(PROBLEM TO SOLVE): Please report every line from the material that contains the word "standalone".

═══ RECORDS FOR THIS EXERCISE

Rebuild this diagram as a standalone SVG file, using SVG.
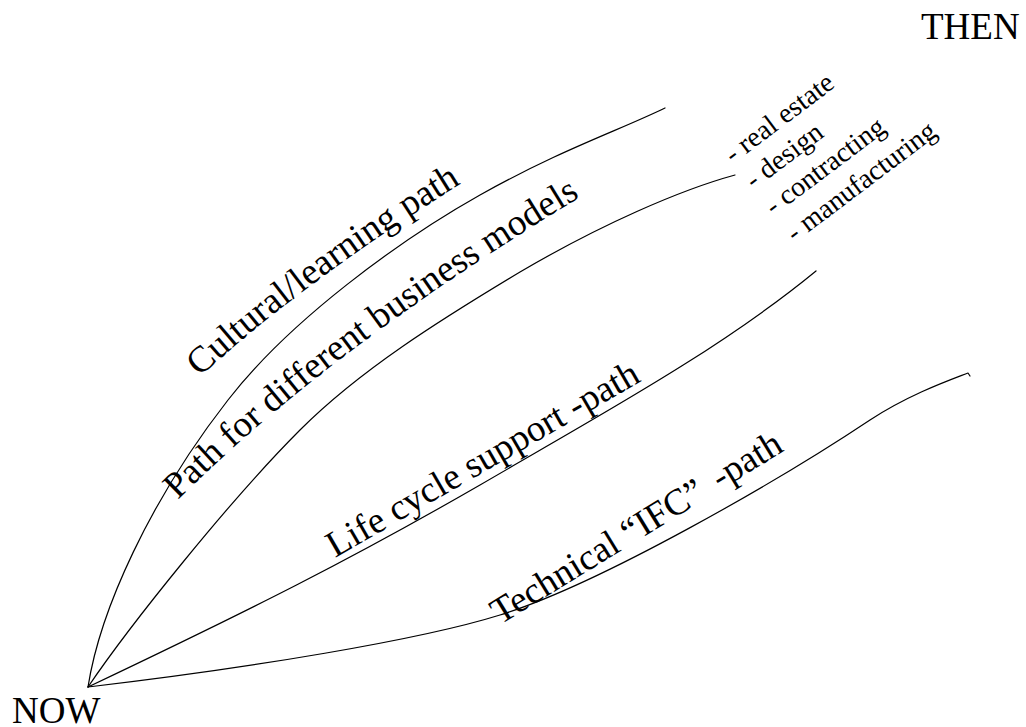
<svg xmlns="http://www.w3.org/2000/svg" width="1026" height="727" viewBox="0 0 1026 727">
<style>
  .c{fill:none;stroke:#000;stroke-width:1.2;stroke-linecap:round;stroke-linejoin:round}
  text{font-family:"Liberation Serif","Times New Roman",serif;fill:#000}
  .big{font-size:37px}
  .small{font-size:28px}
</style>
<defs>
  <path id="tp1" d="M200,377 Q300,284 462,183 L560,122"/>
  <path id="tp2" d="M178,500 Q331,347 587,193 L680,137"/>
</defs>
<rect width="1026" height="727" fill="#fff"/>
<g id="connectors">
  <path id="path-cultural" class="c" d="M88,687 C100,610 150,500 228,400 C290,320 400,240 480,195 C560,150 620,130 665,108"/>
  <path id="path-business" class="c" d="M88,687 C130,625 230,500 300,430 C360,370 440,320 520,272 C600,225 680,190 735,175"/>
  <path id="path-lifecycle" class="c" d="M88,687 C250,610 350,560 480,485 C600,415 720,350 816,271"/>
  <path id="path-technical" class="c" d="M88,687 C250,668 420,640 500,615 C600,584 780,480 870,420 C910,394 950,380 968,373 l2,3"/>
</g>
<g id="node-now"><text class="big" x="12" y="723">NOW</text></g>
<g id="node-then"><text class="big" x="921" y="39">THEN</text></g>
<g id="label-cultural"><text class="big"><textPath href="#tp1">Cultural/learning path</textPath></text></g>
<g id="label-business"><text class="big"><textPath href="#tp2">Path for different business models</textPath></text></g>
<g id="label-lifecycle"><text class="big" transform="translate(335,558) rotate(-30)">Life cycle support -path</text></g>
<g id="label-technical"><text class="big" transform="translate(500,625) rotate(-31.5)">Technical “IFC” <tspan dx="6">-path</tspan></text></g>
<g id="label-models" transform="translate(733,164) rotate(-37)">
  <text class="small" x="0" y="0">- real estate</text>
  <text class="small" x="1" y="33">- design</text>
  <text class="small" x="1" y="66">- contracting</text>
  <text class="small" x="2" y="100">- manufacturing</text>
</g>
</svg>
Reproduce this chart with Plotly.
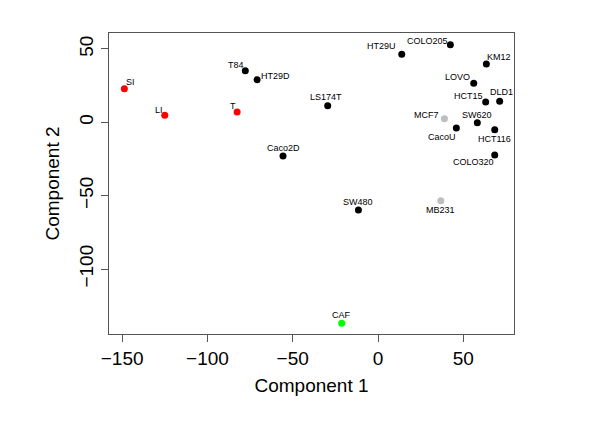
import plotly.graph_objects as go

# PCA scores
names = ["SI", "LI", "T", "T84", "HT29D", "LS174T", "Caco2D", "HT29U", "COLO205",
         "KM12", "LOVO", "HCT15", "DLD1", "MCF7", "SW620", "CacoU", "HCT116",
         "COLO320", "SW480", "MB231", "CAF"]
comp1 = [-148.7, -125.0, -82.6, -77.8, -70.9, -29.5, -55.7, 13.9, 42.4,
         63.5, 56.1, 63.1, 71.3, 38.9, 58.2, 45.9, 68.4,
         68.4, -11.5, 36.8, -21.3]
comp2 = [22.9, 4.8, 7.0, 35.2, 29.0, 11.3, -23.0, 46.4, 52.9,
         39.7, 26.6, 13.8, 14.3, 2.5, -0.3, -3.9, -5.0,
         -22.3, -59.8, -53.4, -137.0]
groups = ["tissue", "tissue", "tissue", "crc", "crc", "crc", "crc", "crc", "crc",
          "crc", "crc", "crc", "crc", "breast", "crc", "crc", "crc",
          "crc", "crc", "breast", "caf"]

x_ticks = [-150, -100, -50, 0, 50]
y_ticks = [-100, -50, 0, 50]

GROUP_COLORS = {"tissue": "#ff0000", "crc": "#000000", "breast": "#bebebe", "caf": "#00ff00"}

# label offset from its point in pixels (right, up)
label_shift = [(6, 7), (-6, 5), (-4, 6), (-9, 6), (18, 4), (-2, 9), (0, 8),
               (-20, 8), (-23, 4), (13, 7), (-16, 6), (-17, 6), (2, 9), (-18, 4),
               (0, 8), (-14, -9), (0, -9), (-21, -7), (0, 8), (0, -9), (0, 8)]

fig = go.Figure()

fig.add_trace(go.Scatter(
    x=comp1,
    y=comp2,
    mode="markers",
    text=names,
    marker=dict(size=7, color=[GROUP_COLORS[g] for g in groups]),
    showlegend=False,
    hovertemplate="%{text}<br>%{x:.1f}, %{y:.1f}<extra></extra>"
))

# point labels
for name, x, y, (dx, dy) in zip(names, comp1, comp2, label_shift):
    fig.add_annotation(
        x=x, y=y, text=name, showarrow=False,
        xshift=dx, yshift=dy,
        font=dict(family="Liberation Sans", size=9, color="#000000")
    )

axis_font = dict(family="Liberation Sans", size=19, color="#000000")

# page body adds an 8px offset, so margins are shifted to compensate
fig.update_layout(
    width=600,
    height=424,
    margin=dict(l=101, r=94, t=25, b=98),
    paper_bgcolor="white",
    plot_bgcolor="white",
    font=axis_font,
    xaxis=dict(
        range=[-157.7, 79.7],
        tickvals=x_ticks,
        ticks="outside",
        ticklen=7,
        tickcolor="#555555",
        showline=True,
        linecolor="#555555",
        mirror=True,
        showgrid=False,
        zeroline=False,
        tickfont=axis_font,
        title=dict(text="Component 1", font=axis_font, standoff=10),
    ),
    yaxis=dict(
        range=[-144.3, 60.9],
        tickvals=y_ticks,
        ticks="outside",
        ticklen=7,
        tickcolor="#555555",
        tickangle=-90,
        showline=True,
        linecolor="#555555",
        mirror=True,
        showgrid=False,
        zeroline=False,
        tickfont=axis_font,
        title=dict(text="Component 2", font=axis_font, standoff=11),
    ),
)

fig.write_html("out.html")
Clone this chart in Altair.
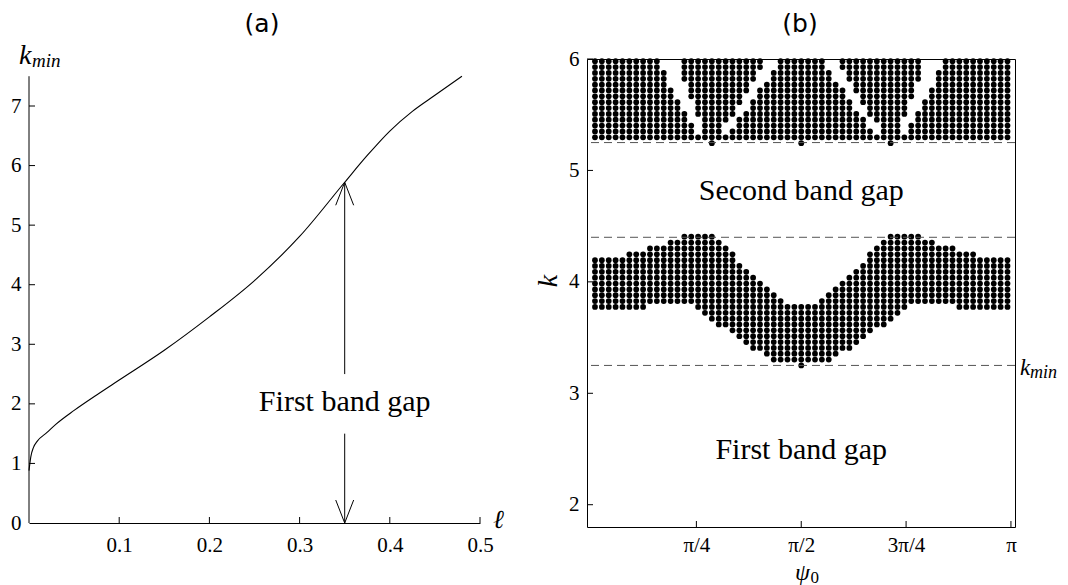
import math
import altair as alt
import pandas as pd

PI = math.pi
SERIF = "Liberation Serif"
SANS = "DejaVu Sans"

# ---------------- panel (a): k_min versus ell ----------------
ell_values = [0.0, 0.002, 0.005, 0.009, 0.02, 0.03, 0.05, 0.075, 0.1, 0.15,
              0.2, 0.25, 0.3, 0.35, 0.375, 0.4, 0.425, 0.45, 0.48]
kmin_values = [0.88, 1.11, 1.27, 1.37, 1.52, 1.66, 1.89, 2.15, 2.40, 2.90,
               3.46, 4.07, 4.81, 5.72, 6.17, 6.58, 6.91, 7.18, 7.50]
a_x_ticks = [0.1, 0.2, 0.3, 0.4, 0.5]
a_y_labels = [0, 1, 2, 3, 4, 5, 6, 7]
a_y_ticks = [1, 2, 3, 4, 5, 6, 7]
a_axis_top = 7.5
arrow_ell = 0.35
arrow_seg_lo = [0.0, 2.50]
arrow_seg_hi = [1.50, 5.72]
arrow_tip_top = 5.72
arrow_tip_bottom = 0.0
a_text = "First band gap"
a_text_k = 1.875

# ---------------- panel (b): pass bands over (psi0, k) ----------------
N_COLS = 61
K_START, K_STEP = 1.78, 0.0525
# row index of the highest / lowest dot of the first pass band, per column
lower_top = [46, 46, 46, 46, 46, 47, 47, 47, 48, 48, 48, 49, 49, 50, 50, 50, 50, 50,
             49, 48, 47, 45, 44, 43, 42, 41, 40, 39,
             38, 38, 38, 38, 38,
             39, 40, 41, 42, 43, 44, 45, 47, 48, 49,
             50, 50, 50, 50, 50, 49, 49, 48, 48, 48, 47, 47, 47, 46, 46, 46, 46, 46]
lower_bottom = [38, 38, 38, 38, 38, 38, 38, 38, 39, 39, 39, 39, 39, 39, 39,
                38, 37, 36, 35, 35, 34, 33, 32, 31, 31, 30,
                29, 29, 29, 29, 29, 29, 29, 29, 29,
                30, 31, 31, 32, 33, 34, 35, 35, 36, 37, 38,
                39, 39, 39, 39, 39, 39, 39, 38, 38, 38, 38, 38, 38, 38, 38]
lower_extra = [(30, 28)]
upper_bottom = 67
upper_top = 80
# empty column ranges inside the second band, per row
upper_gaps = {
    80: [(10, 12), (25, 26), (34, 35), (48, 50)],
    79: [(10, 12), (25, 26), (34, 35), (48, 50)],
    78: [(11, 12), (24, 25), (35, 36), (48, 49)],
    77: [(11, 12), (24, 25), (35, 36), (48, 49)],
    76: [(11, 13), (23, 24), (36, 37), (47, 49)],
    75: [(12, 13), (23, 23), (37, 37), (47, 48)],
    74: [(12, 13), (22, 23), (37, 38), (47, 48)],
    73: [(13, 14), (22, 22), (38, 38), (46, 47)],
    72: [(13, 14), (21, 22), (38, 39), (46, 47)],
    71: [(14, 14), (21, 21), (39, 39), (46, 46)],
    70: [(14, 15), (20, 20), (40, 40), (45, 46)],
    69: [(15, 15), (19, 20), (40, 41), (45, 45)],
    68: [(15, 15), (19, 19), (41, 41), (45, 45)],
}
upper_extra = [(17, 66), (30, 66), (43, 66)]
b_psi_ticks = [PI / 4, PI / 2, 3 * PI / 4, PI]
b_psi_labels = ["π/4", "π/2", "3π/4", "π"]
b_k_ticks = [2, 3, 4, 5, 6]
dashed_levels = [3.25, 4.40, 5.25]
b_texts = ["Second band gap", "First band gap"]
b_text_psi = [PI / 2, PI / 2]
b_text_k = [4.735, 2.41]

# ---------------- layout ----------------
W_A, H_A = 451, 464
A_Y_MAX = 7.789
W_B, H_B = 428, 468
SPACING = 107
TICK = 6
LABEL_SIZE = 21
one = pd.DataFrame({"d": [0]})

xa = alt.Scale(domain=[0, 0.5], nice=False, zero=False)
ya = alt.Scale(domain=[0, A_Y_MAX], nice=False, zero=False)
AX_A_X = alt.Axis(values=a_x_ticks, format=".1f", ticks=False, domain=True, domainColor="black",
                  domainWidth=1, labelFont=SERIF, labelFontSize=LABEL_SIZE, labelColor="black",
                  labelPadding=11, labelFlush=False, labelOverlap=False, grid=False, title=None)
AX_A_Y = alt.Axis(values=a_y_labels, format="d", ticks=False, domain=False, labelFont=SERIF,
                  labelFontSize=LABEL_SIZE, labelColor="black", labelPadding=8, labelFlush=False,
                  labelOverlap=False, grid=False, title=None)


def XA(field):
    return alt.X(field, scale=xa, axis=AX_A_X)


def YA(field):
    return alt.Y(field, scale=ya, axis=AX_A_Y)


curve_df = pd.DataFrame({"l": ell_values, "k": kmin_values})
helper = alt.Chart(one).mark_rule(opacity=0, strokeWidth=0).encode(
    x=alt.value(-29), y=alt.value(-59), y2=alt.value(-50))
curve = alt.Chart(curve_df).mark_line(color="black", strokeWidth=1.1, interpolate="monotone").encode(
    x=XA("l:Q"), y=YA("k:Q"))
yline = alt.Chart(pd.DataFrame({"l": [0.0], "k0": [0.0], "k1": [a_axis_top]})).mark_rule(
    color="black", strokeWidth=1).encode(x=XA("l:Q"), y=YA("k0:Q"), y2="k1:Q")
a_xt = alt.Chart(pd.DataFrame({"l": a_x_ticks})).mark_rule(color="black", strokeWidth=1).encode(
    x=XA("l:Q"), y=alt.value(H_A), y2=alt.value(H_A - TICK))
a_yt = alt.Chart(pd.DataFrame({"k": a_y_ticks})).mark_rule(color="black", strokeWidth=1).encode(
    y=YA("k:Q"), x=alt.value(0), x2=alt.value(TICK))
arrow_df = pd.DataFrame({"l": [arrow_ell] * 2, "k0": arrow_seg_lo, "k1": arrow_seg_hi})
arrow = alt.Chart(arrow_df).mark_rule(color="black", strokeWidth=1).encode(
    x=XA("l:Q"), y=YA("k0:Q"), y2="k1:Q")
head_up = alt.Chart(pd.DataFrame({"l": [arrow_ell], "k": [arrow_tip_top]})).mark_point(
    shape="M-0.78,2L0,0L0.78,2", filled=False, color="black", strokeWidth=1, size=529, opacity=1).encode(
    x=XA("l:Q"), y=YA("k:Q"))
head_down = alt.Chart(pd.DataFrame({"l": [arrow_ell], "k": [arrow_tip_bottom]})).mark_point(
    shape="M-0.78,-2L0,0L0.78,-2", filled=False, color="black", strokeWidth=1, size=529, opacity=1).encode(
    x=XA("l:Q"), y=YA("k:Q"))
a_label = alt.Chart(pd.DataFrame({"l": [arrow_ell], "k": [a_text_k], "t": [a_text]})).mark_text(
    font=SERIF, fontSize=30, align="center", baseline="alphabetic", color="black").encode(
    x=XA("l:Q"), y=YA("k:Q"), text="t:N")
k_lab = alt.Chart(one).mark_text(text="k", font=SERIF, fontStyle="italic", fontSize=28,
                                 align="left", baseline="alphabetic", color="black").encode(
    x=alt.value(-10), y=alt.value(5))
min_lab = alt.Chart(one).mark_text(text="min", font=SERIF, fontStyle="italic", fontSize=19,
                                   align="left", baseline="alphabetic", color="black").encode(
    x=alt.value(3), y=alt.value(8))
ell_lab = alt.Chart(one).mark_text(text="ℓ", font=SERIF, fontStyle="italic", fontSize=26,
                                   align="left", baseline="alphabetic", color="black").encode(
    x=alt.value(W_A + 13), y=alt.value(H_A + 5))
title_a = alt.Chart(one).mark_text(text="(a)", font=SANS, fontSize=25, align="center",
                                   baseline="alphabetic", color="black").encode(
    x=alt.value(233), y=alt.value(-27))

panel_a = alt.layer(curve, helper, yline, a_xt, a_yt, arrow, head_up, head_down, a_label,
                    k_lab, min_lab, ell_lab, title_a).properties(
    width=W_A, height=H_A, view=alt.ViewBackground(stroke=None))

# ---- panel (b) ----
xb = alt.Scale(domain=[-0.034, 3.172], nice=False, zero=False)
yb = alt.Scale(domain=[1.8, 6.0], nice=False, zero=False)
label_expr = "[" + ",".join("'" + s + "'" for s in b_psi_labels) + "][round(datum.value*4/PI)-1]"
AX_B_X = alt.Axis(values=b_psi_ticks, labelExpr=label_expr, ticks=False, domain=False,
                  labelFont=SERIF, labelFontSize=LABEL_SIZE, labelColor="black", labelPadding=7,
                  labelFlush=False, labelOverlap=False, grid=False, title=None)
AX_B_Y = alt.Axis(values=b_k_ticks, format="d", ticks=False, domain=False, labelFont=SERIF,
                  labelFontSize=LABEL_SIZE, labelColor="black", labelPadding=8, labelFlush=False,
                  labelOverlap=False, grid=False, title=None)


def XB(field):
    return alt.X(field, scale=xb, axis=AX_B_X)


def YB(field):
    return alt.Y(field, scale=yb, axis=AX_B_Y)


dots = []
for j in range(N_COLS):
    psi = (j + 0.5) * PI / N_COLS
    for i in range(lower_bottom[j], lower_top[j] + 1):
        dots.append({"psi": psi, "k": K_START + K_STEP * i})
    for i in range(upper_bottom, upper_top + 1):
        gaps = upper_gaps.get(i, [])
        if any(a <= j <= b for a, b in gaps):
            continue
        dots.append({"psi": psi, "k": K_START + K_STEP * i})
for j, i in lower_extra + upper_extra:
    dots.append({"psi": (j + 0.5) * PI / N_COLS, "k": K_START + K_STEP * i})
dots_df = pd.DataFrame(dots)

dot_layer = alt.Chart(dots_df).mark_circle(size=33, color="black", opacity=1).encode(
    x=XB("psi:Q"), y=YB("k:Q"))
dashed = alt.Chart(pd.DataFrame({"k": dashed_levels})).mark_rule(
    color="#555555", strokeWidth=1, strokeDash=[8, 5]).encode(y=YB("k:Q"))
b_xt = alt.Chart(pd.DataFrame({"psi": b_psi_ticks})).mark_rule(color="black", strokeWidth=1).encode(
    x=XB("psi:Q"), y=alt.value(H_B), y2=alt.value(H_B - TICK))
b_yt = alt.Chart(pd.DataFrame({"k": b_k_ticks})).mark_rule(color="black", strokeWidth=1).encode(
    y=YB("k:Q"), x=alt.value(0), x2=alt.value(TICK))
b_labels = alt.Chart(pd.DataFrame({"psi": b_text_psi, "k": b_text_k, "t": b_texts})).mark_text(
    font=SERIF, fontSize=30, align="center", baseline="alphabetic", color="black").encode(
    x=XB("psi:Q"), y=YB("k:Q"), text="t:N")
k_title = alt.Chart(one).mark_text(text="k", font=SERIF, fontStyle="italic", fontSize=28,
                                   angle=270, align="center", baseline="alphabetic",
                                   color="black").encode(x=alt.value(-30), y=alt.value(222))
psi_title = alt.Chart(one).mark_text(text="ψ", font=SERIF, fontStyle="italic", fontSize=24,
                                     align="right", baseline="alphabetic", color="black").encode(
    x=alt.value(223), y=alt.value(521))
psi_sub = alt.Chart(one).mark_text(text="0", font=SERIF, fontSize=17, align="left",
                                   baseline="alphabetic", color="black").encode(
    x=alt.value(223.5), y=alt.value(524))
kr = alt.Chart(one).mark_text(text="k", font=SERIF, fontStyle="italic", fontSize=23,
                              align="left", baseline="alphabetic", color="black").encode(
    x=alt.value(W_B + 5), y=alt.value(316))
minr = alt.Chart(one).mark_text(text="min", font=SERIF, fontStyle="italic", fontSize=18,
                                align="left", baseline="alphabetic", color="black").encode(
    x=alt.value(W_B + 15), y=alt.value(319))
title_b = alt.Chart(one).mark_text(text="(b)", font=SANS, fontSize=25, align="center",
                                   baseline="alphabetic", color="black").encode(
    x=alt.value(213), y=alt.value(-27))

panel_b = alt.layer(dot_layer, dashed, b_xt, b_yt, b_labels, k_title, psi_title, psi_sub,
                    kr, minr, title_b).properties(
    width=W_B, height=H_B, view=alt.ViewBackground(stroke="black", strokeWidth=1))

chart = alt.hconcat(panel_a, panel_b, spacing=SPACING, bounds="flush").properties(
    padding=0).configure(background="white").configure_view(stroke=None)

chart.save("out.html", embed_options={"renderer": "svg", "actions": False})
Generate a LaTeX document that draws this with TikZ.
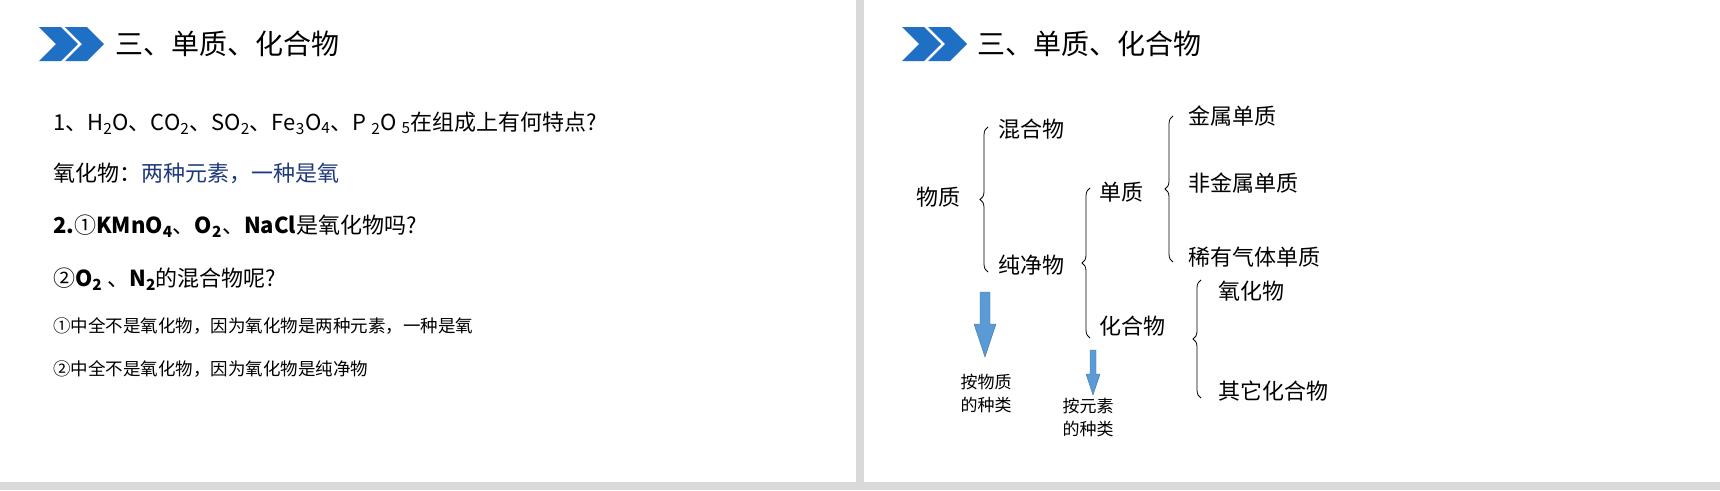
\documentclass[tikz,border=0pt]{standalone}
\usepackage{fontspec}
\setmainfont{Noto Sans CJK SC}
\usetikzlibrary{decorations.pathreplacing}
\definecolor{chev}{HTML}{1F6FC5}
\definecolor{arr}{HTML}{5B9BD5}
\definecolor{arrd}{HTML}{41719C}
\definecolor{navy}{HTML}{1F3A7A}
\tikzset{
 t/.style={anchor=west,inner sep=0pt,font=\fontsize{22}{24}\selectfont},
 ts/.style={anchor=west,inner sep=0pt,font=\fontsize{17.5}{19}\selectfont},
 ttl/.style={anchor=west,inner sep=0pt,font=\fontsize{28}{30}\selectfont},
 lab/.style={align=center,inner sep=0pt,font=\fontsize{17}{23}\selectfont},
 br/.style={draw,thick,decorate,decoration={brace,amplitude=8pt}},
 bar/.style={fill=arr,draw=arrd,thin}
}
\newcommand{\chevs}[2]{%
 \fill[chev] (#1,#2) -- ++(22,0) -- ++(17,17) -- ++(-17,17) -- ++(-22,0) -- ++(17,-17) -- cycle;
 \fill[chev] (#1+26,#2) -- ++(22,0) -- ++(17,17) -- ++(-17,17) -- ++(-22,0) -- ++(17,-17) -- cycle;}
\begin{document}
\begin{tikzpicture}[x=1pt,y=-1pt]
\fill[gray!30] (0,0) rectangle (1720,490);
\fill[white] (0,0) rectangle (856,482);
\fill[white] (864,0) rectangle (1720,482);
\useasboundingbox (0,0) rectangle (1720,490);
% left panel
\chevs{39}{27}
\node[ttl] (t1) at (115,44) {三、单质、化合物};
\node[t] (l1) at (53,123) {1、H\textsubscript{2}O、CO\textsubscript{2}、SO\textsubscript{2}、Fe\textsubscript{3}O\textsubscript{4}、P \textsubscript{2}O \textsubscript{5}在组成上有何特点?};
\node[t] (l2) at (53,173) {氧化物：\textcolor{navy}{两种元素，一种是氧}};
\node[t] (l3) at (53,226) {\textbf{2.}①\textbf{KMnO\textsubscript{4}}、\textbf{O\textsubscript{2}}、\textbf{NaCl}是氧化物吗?};
\node[t] (l4) at (53,279) {②\textbf{O\textsubscript{2}} 、\textbf{N\textsubscript{2}}的混合物呢?};
\node[ts] (l5) at (53,326) {①中全不是氧化物，因为氧化物是两种元素，一种是氧};
\node[ts] (l6) at (53,369) {②中全不是氧化物，因为氧化物是纯净物};
% right panel
\chevs{902}{27}
\node[ttl] (t2) at (977,44) {三、单质、化合物};
\node[t] (wz) at (916,197) {物质};
\node[t] (hh) at (998,129) {混合物};
\node[t] (cj) at (998,265) {纯净物};
\node[t] (dz) at (1099,192) {单质};
\node[t] (hw) at (1099,326) {化合物};
\node[t] (js) at (1188,116) {金属单质};
\node[t] (fj) at (1188,183) {非金属单质};
\node[t] (xy) at (1188,257) {稀有气体单质};
\node[t] (yh) at (1218,291) {氧化物};
\node[t] (qt) at (1218,391) {其它化合物};
\coordinate (b1a) at (988,272); \coordinate (b1b) at (988,127);
\coordinate (b2a) at (1090,338); \coordinate (b2b) at (1090,188);
\coordinate (b3a) at (1173,262); \coordinate (b3b) at (1173,116);
\coordinate (b4a) at (1201,398); \coordinate (b4b) at (1201,280);
\draw[br] (b1a) -- (b1b);
\draw[br] (b2a) -- (b2b);
\draw[br] (b3a) -- (b3b);
\draw[br] (b4a) -- (b4b);
\draw[bar] (980,292) -- (990,292) -- (990,324) -- (996,324) -- (985,357) -- (974,324) -- (980,324) -- cycle;
\draw[bar] (1090,350) -- (1096,350) -- (1096,374) -- (1100,374) -- (1093,395) -- (1086,374) -- (1090,374) -- cycle;
\node[lab] (k1) at (986,393) {按物质\\的种类};
\node[lab] (k2) at (1088,417) {按元素\\的种类};
\end{tikzpicture}
\end{document}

══════

(FINISHED TASK):
Rebuild this diagram as a standalone SVG file, using SVG.
\documentclass[tikz,border=0pt]{standalone}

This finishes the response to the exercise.